BEGIN Excerpted data

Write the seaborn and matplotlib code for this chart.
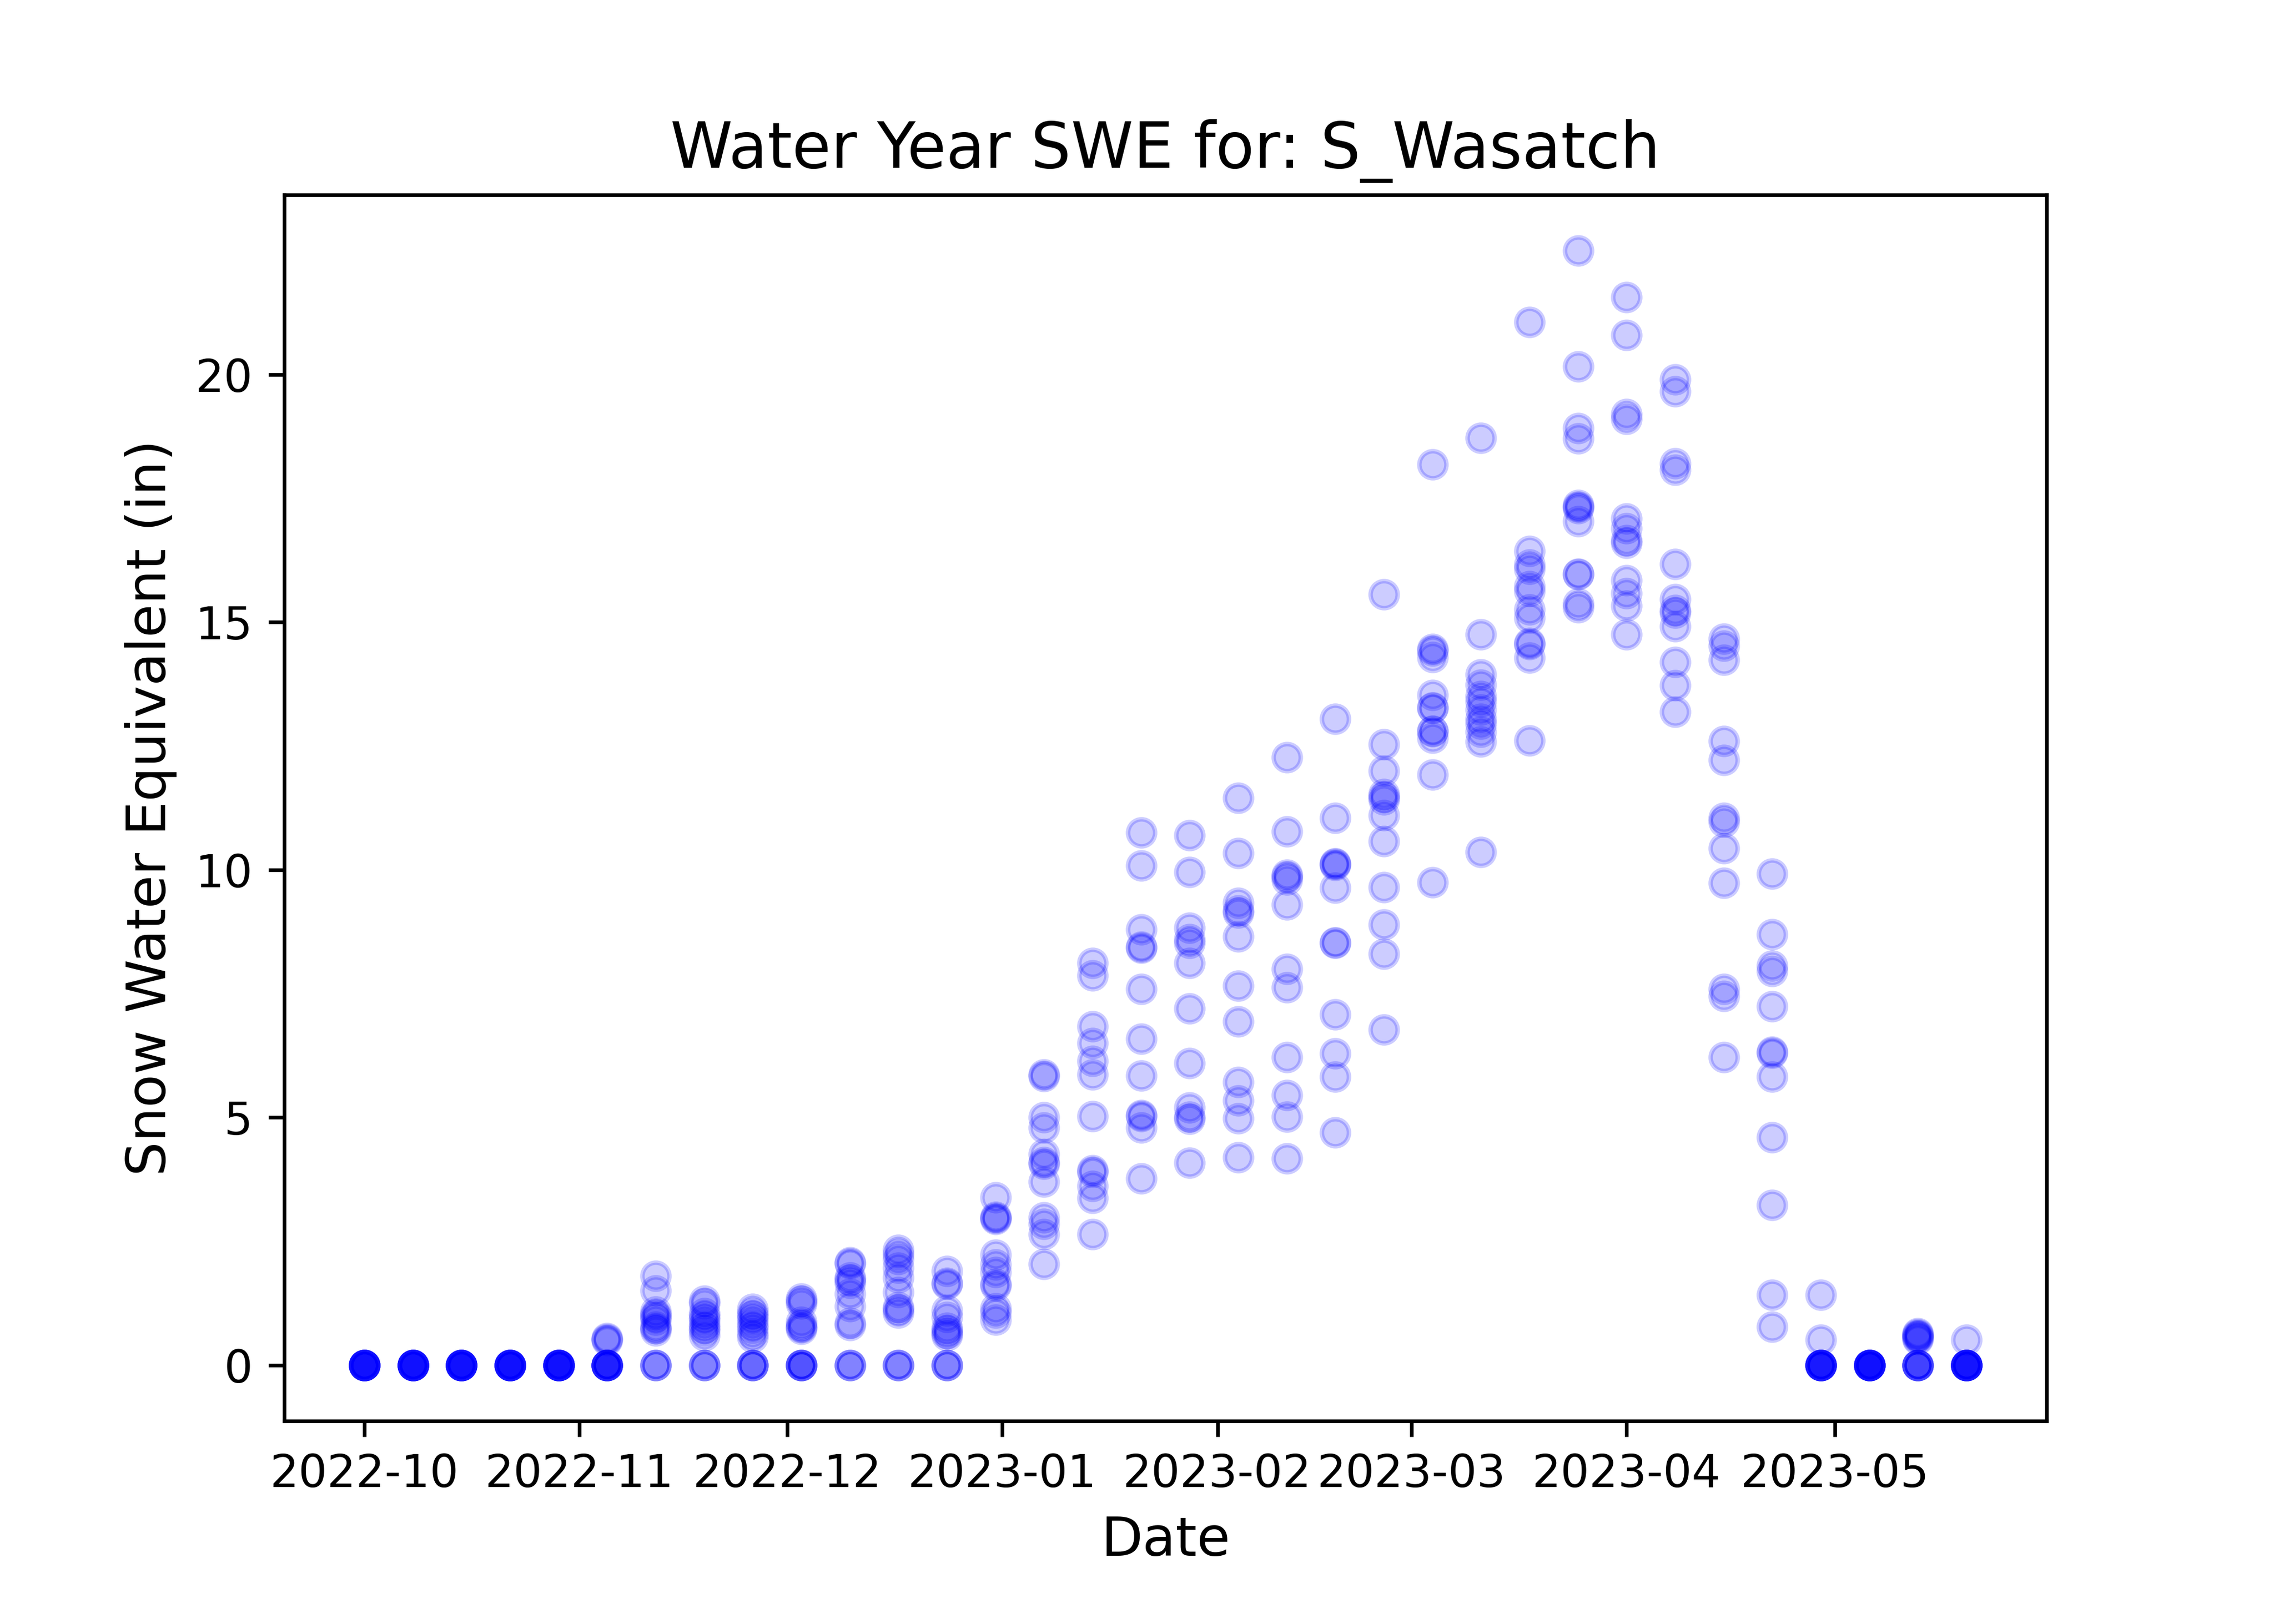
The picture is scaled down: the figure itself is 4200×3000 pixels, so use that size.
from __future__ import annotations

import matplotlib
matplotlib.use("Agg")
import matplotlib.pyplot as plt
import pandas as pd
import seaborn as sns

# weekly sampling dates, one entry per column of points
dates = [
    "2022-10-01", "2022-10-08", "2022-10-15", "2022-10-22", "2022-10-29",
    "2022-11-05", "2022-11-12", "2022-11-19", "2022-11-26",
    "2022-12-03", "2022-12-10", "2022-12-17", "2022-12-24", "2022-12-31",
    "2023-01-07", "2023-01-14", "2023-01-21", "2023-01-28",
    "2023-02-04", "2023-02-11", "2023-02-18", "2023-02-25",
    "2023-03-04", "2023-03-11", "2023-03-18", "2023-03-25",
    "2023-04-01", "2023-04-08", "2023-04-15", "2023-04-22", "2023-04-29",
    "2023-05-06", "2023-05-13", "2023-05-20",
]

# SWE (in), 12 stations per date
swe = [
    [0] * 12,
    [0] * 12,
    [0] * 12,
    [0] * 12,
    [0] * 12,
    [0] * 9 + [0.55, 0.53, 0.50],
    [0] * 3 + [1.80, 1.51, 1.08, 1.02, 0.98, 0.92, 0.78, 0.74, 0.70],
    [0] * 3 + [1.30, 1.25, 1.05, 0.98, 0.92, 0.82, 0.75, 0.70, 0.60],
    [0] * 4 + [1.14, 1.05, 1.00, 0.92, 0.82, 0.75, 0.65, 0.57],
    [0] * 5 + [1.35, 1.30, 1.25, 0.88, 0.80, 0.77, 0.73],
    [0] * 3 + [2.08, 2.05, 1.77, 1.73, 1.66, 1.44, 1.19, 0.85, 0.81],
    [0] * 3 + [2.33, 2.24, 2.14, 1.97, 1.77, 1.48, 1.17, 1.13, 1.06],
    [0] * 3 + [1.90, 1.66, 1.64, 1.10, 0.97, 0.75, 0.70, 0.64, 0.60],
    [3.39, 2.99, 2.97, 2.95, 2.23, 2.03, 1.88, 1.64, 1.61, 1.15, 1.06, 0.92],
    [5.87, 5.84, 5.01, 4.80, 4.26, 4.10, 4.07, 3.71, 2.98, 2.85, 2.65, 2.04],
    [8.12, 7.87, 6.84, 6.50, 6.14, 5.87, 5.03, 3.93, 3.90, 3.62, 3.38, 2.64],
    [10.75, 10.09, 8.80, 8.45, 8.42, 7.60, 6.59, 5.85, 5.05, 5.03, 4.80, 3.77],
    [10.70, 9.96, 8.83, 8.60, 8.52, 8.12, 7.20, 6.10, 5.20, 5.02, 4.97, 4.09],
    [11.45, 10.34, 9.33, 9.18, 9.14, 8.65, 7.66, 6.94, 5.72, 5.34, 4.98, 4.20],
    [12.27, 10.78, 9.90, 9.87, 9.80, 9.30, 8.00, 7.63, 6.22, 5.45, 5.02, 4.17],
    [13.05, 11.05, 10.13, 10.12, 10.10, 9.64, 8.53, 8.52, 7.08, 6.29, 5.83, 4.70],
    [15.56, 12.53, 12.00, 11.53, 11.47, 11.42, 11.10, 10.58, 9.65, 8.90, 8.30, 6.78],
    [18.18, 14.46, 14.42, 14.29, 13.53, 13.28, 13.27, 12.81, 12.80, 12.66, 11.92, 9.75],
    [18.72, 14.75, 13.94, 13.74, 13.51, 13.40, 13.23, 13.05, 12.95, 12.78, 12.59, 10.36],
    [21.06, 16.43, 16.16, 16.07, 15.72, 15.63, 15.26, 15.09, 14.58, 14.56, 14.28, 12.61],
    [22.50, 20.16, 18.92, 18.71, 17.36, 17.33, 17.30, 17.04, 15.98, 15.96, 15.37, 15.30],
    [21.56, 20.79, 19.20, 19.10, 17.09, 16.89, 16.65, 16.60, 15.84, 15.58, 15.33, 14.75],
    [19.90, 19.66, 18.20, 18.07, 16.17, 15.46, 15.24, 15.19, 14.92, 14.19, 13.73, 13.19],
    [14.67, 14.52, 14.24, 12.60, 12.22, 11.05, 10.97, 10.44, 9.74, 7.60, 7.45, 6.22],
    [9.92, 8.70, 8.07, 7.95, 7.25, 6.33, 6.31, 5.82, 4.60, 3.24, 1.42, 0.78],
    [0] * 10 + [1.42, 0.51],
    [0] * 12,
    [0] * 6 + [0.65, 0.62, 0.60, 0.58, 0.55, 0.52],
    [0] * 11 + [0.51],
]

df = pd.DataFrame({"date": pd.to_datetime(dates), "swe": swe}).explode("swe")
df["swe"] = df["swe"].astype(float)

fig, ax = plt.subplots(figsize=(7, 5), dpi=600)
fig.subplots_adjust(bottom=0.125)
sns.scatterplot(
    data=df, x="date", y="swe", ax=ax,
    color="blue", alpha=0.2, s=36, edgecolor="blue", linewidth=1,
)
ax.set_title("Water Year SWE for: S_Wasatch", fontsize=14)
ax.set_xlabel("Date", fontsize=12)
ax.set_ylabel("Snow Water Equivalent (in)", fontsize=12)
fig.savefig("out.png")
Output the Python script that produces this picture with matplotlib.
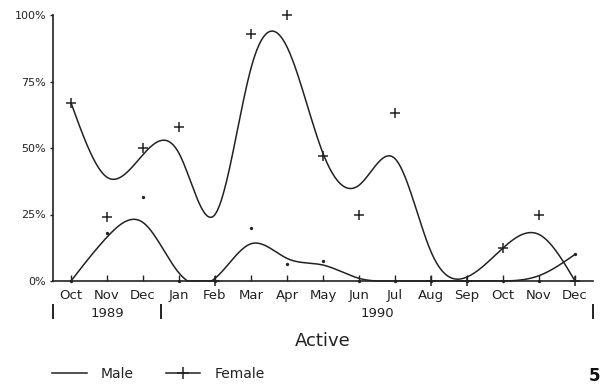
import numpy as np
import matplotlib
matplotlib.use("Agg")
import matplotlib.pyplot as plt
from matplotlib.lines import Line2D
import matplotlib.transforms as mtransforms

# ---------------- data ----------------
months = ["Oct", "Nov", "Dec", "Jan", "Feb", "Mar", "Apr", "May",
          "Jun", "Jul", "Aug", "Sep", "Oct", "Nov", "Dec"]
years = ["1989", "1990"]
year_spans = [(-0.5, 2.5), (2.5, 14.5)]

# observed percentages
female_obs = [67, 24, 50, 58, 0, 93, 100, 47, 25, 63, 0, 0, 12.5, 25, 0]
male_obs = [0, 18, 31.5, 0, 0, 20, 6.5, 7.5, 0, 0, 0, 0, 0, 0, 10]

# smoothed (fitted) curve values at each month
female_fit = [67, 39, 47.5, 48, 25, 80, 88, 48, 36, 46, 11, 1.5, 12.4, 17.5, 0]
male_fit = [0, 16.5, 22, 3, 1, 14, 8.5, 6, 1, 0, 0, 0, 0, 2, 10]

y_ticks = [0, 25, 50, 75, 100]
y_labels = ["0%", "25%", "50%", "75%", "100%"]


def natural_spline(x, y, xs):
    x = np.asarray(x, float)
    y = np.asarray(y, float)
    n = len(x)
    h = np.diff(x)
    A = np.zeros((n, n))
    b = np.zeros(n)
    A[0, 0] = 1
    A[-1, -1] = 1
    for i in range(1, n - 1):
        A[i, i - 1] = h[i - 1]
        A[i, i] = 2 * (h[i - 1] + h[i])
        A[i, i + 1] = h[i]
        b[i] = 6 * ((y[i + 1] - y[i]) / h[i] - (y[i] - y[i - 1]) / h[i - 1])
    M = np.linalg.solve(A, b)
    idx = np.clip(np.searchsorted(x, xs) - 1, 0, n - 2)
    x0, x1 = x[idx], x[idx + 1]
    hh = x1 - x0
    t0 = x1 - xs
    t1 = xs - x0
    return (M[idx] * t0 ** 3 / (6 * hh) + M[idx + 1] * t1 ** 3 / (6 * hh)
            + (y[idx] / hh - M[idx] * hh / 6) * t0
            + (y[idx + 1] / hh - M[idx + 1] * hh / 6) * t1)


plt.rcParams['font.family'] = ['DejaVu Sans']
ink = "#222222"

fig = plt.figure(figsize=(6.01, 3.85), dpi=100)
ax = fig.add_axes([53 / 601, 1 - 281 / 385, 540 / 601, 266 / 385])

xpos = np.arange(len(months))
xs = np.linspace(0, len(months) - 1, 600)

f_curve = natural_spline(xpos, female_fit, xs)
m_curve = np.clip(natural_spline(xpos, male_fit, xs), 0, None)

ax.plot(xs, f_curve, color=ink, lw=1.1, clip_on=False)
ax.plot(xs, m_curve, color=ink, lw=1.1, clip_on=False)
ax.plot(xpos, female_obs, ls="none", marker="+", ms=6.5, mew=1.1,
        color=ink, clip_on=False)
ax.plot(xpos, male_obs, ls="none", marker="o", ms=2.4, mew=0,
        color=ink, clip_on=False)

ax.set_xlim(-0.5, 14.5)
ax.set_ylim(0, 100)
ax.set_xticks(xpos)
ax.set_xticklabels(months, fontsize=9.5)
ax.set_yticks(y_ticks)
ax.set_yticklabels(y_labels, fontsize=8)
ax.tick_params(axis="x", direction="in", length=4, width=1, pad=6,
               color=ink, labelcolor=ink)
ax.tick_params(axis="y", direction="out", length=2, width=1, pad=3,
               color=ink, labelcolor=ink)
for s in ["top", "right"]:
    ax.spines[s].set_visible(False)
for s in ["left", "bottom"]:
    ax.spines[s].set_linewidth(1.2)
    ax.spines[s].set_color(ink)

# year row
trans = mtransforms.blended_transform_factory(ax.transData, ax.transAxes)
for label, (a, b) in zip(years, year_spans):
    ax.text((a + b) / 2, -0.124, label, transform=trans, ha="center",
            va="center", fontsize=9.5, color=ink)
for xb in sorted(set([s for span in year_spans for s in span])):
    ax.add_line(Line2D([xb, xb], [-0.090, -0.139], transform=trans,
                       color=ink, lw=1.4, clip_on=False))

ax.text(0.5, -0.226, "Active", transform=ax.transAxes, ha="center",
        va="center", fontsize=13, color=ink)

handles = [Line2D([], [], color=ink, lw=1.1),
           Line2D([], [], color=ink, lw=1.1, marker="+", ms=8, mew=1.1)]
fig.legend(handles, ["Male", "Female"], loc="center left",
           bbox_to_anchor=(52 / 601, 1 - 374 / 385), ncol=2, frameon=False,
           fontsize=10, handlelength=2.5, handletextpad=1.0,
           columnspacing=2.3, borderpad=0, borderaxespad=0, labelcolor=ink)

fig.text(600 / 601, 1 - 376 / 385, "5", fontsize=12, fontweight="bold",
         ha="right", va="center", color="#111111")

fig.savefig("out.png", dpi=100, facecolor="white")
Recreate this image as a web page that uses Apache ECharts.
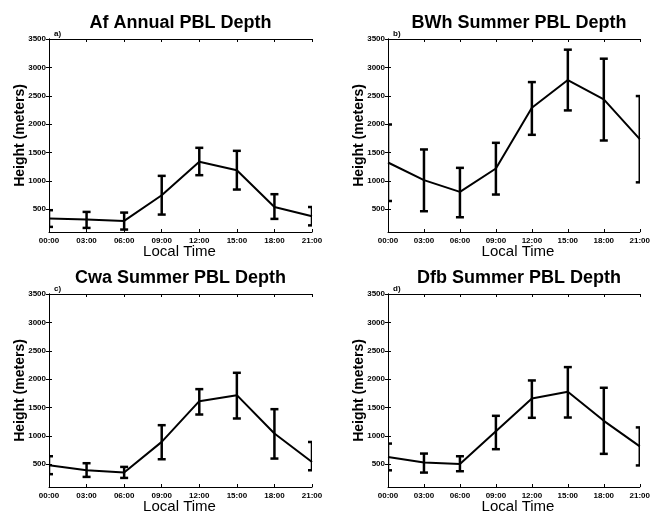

END Excerpted data

Leave out the pictures, then repeat the listing above exactly from its first line to the line with "from __future__ import annotations", inclusive.

Write the seaborn and matplotlib code for this chart.
The picture is scaled down: the figure itself is 4200×3000 pixels, so use that size.
from __future__ import annotations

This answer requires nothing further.